La Charte existe depuis 42 ans. Cette association est née de l’initiative d’auteurs et illustrateurs voulant se rassembler, tisser du lien professionnel, échanger. C’est une association de terrain, essentiellement composée d’auteurs bénévoles, montant eux-mêmes leurs projets. Elle est née d’un besoin de considération, d’un besoin de poser des normes, des règles, des cadres. À ce titre, les tarifs de la Charte ont été une grande victoire. Auparavant, les interventions des auteurs étaient bénévoles.

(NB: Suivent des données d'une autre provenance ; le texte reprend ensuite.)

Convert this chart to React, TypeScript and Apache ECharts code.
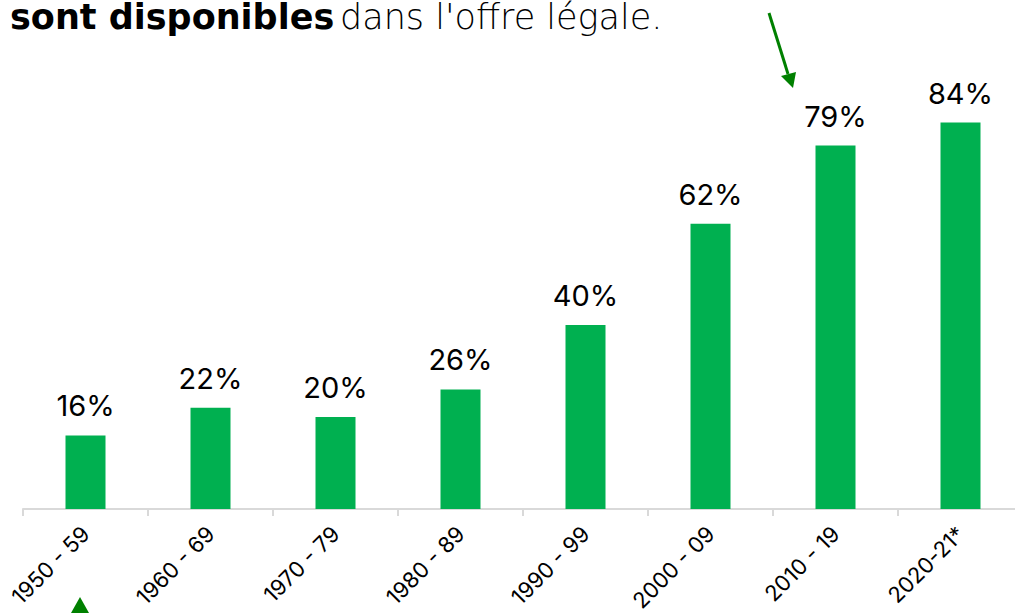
import React, { useEffect, useRef } from "react";
import * as echarts from "echarts";

const categories = ["1950 - 59", "1960 - 69", "1970 - 79", "1980 - 89", "1990 - 99", "2000 - 09", "2010 - 19", "2020-21*"];
const values = [16, 22, 20, 26, 40, 62, 79, 84];
const titleBold = "sont disponibles";
const titleRest = "dans l'offre légale.";

const FONT = "Inter, 'Noto Sans', sans-serif";
const TFONT = "'DejaVu Sans', sans-serif";

export default function App() {
  const ref = useRef<HTMLDivElement>(null);
  useEffect(() => {
    if (!ref.current) return;
    const chart = echarts.init(ref.current, undefined, { renderer: "svg" });
    chart.setOption({
      animation: false,
      backgroundColor: "#ffffff",
      grid: { left: 23, right: -8, top: 49, bottom: 104, outerBoundsMode: "none", containLabel: false },
      xAxis: {
        type: "category",
        data: categories,
        boundaryGap: true,
        axisLine: { lineStyle: { color: "#d9d9d9", width: 2 } },
        axisTick: { show: true, length: 7, lineStyle: { color: "#d9d9d9", width: 2 } },
        axisLabel: {
          rotate: 45,
          margin: 21,
          fontSize: 22,
          color: "#000000",
          fontFamily: FONT,
          interval: 0,
        },
      },
      yAxis: { type: "value", min: 0, max: 100, show: false, splitLine: { show: false } },
      series: [
        {
          type: "bar",
          data: values,
          barWidth: 40,
          itemStyle: { color: "#00b050" },
          label: {
            show: true,
            position: "top",
            distance: 15,
            formatter: "{c}%",
            fontSize: 29,
            color: "#000000",
            fontFamily: FONT,
          },
        },
      ],
      graphic: [
        {
          type: "text",
          x: 10,
          y: 34,
          style: {
            text: titleBold,
            fontSize: 35,
            fontWeight: "bold",
            fontFamily: TFONT,
            fill: "#000",
            verticalAlign: "bottom",
          },
        },
        {
          type: "text",
          x: 340,
          y: 34,
          style: {
            text: titleRest,
            fontSize: 35,
            fontWeight: 300,
            fontFamily: TFONT,
            fill: "#000",
            verticalAlign: "bottom",
          },
        },
        {
          type: "line",
          shape: { x1: 769, y1: 13, x2: 788, y2: 74 },
          style: { stroke: "#008000", lineWidth: 3 },
        },
        {
          type: "polygon",
          shape: { points: [[781, 76], [796, 72], [793, 88]] },
          style: { fill: "#008000" },
        },
        {
          type: "polygon",
          shape: { points: [[80, 597], [71, 613], [89, 613]] },
          style: { fill: "#008000" },
        },
      ],
    });
    return () => chart.dispose();
  }, []);
  return (
    <div
      ref={ref}
      style={{ position: "absolute", left: 0, top: 0, width: 1015, height: 613 }}
    />
  );
}
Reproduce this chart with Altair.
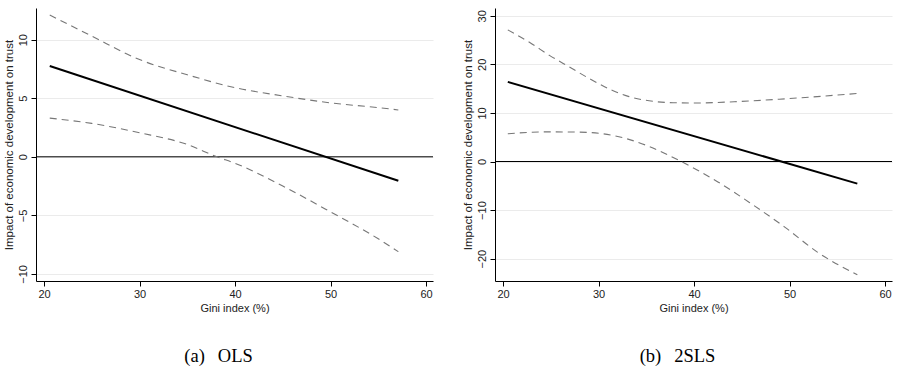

D’où vient la force de ces tarifs ? Sa force, elle vient de vous, auteurs et illustrateurs jeunesse, qui vous êtes emparés de cette recommandation, et l’avez posée comme condition pour défendre la valeur de ce que vous êtes et de ce que vous apportez. Vous avez décrété, que votre temps, votre énergie, avait une valeur.

 

Nous devons donc continuer, tous ensemble, dans ce sens, à savoir dire « non », à demander plus, négocier, s’informer, et à être unis et solidaires. Car, même si nous sommes dispersés sur le territoire, même si nous sommes souvent isolés, même si créer est un travail atypique, nous formons une profession.

 

Les artistes auteurs en France représentent 260 000 personnes. Si l’on resserre sur les auteurs du livre, puis sur les auteurs et illustrateurs en littérature jeunesse, nous sommes ce que l’on appelle une « micro population ». Mais nous sommes en réalité bien plus que cela. Nous sommes aussi nos lecteurs. Ces vies effleurées ou profondément bouleversées à travers nos livres. Un livre, qu’est-ce sinon une façon de communiquer nos émotions, pensées, expériences, sentiments, connaissances, vécus, avec d’autres individus, sans aucune contrainte de temps, ni d’espace ?

 

Vous l’avez prouvé aujourd’hui : nous ne sommes pas seuls.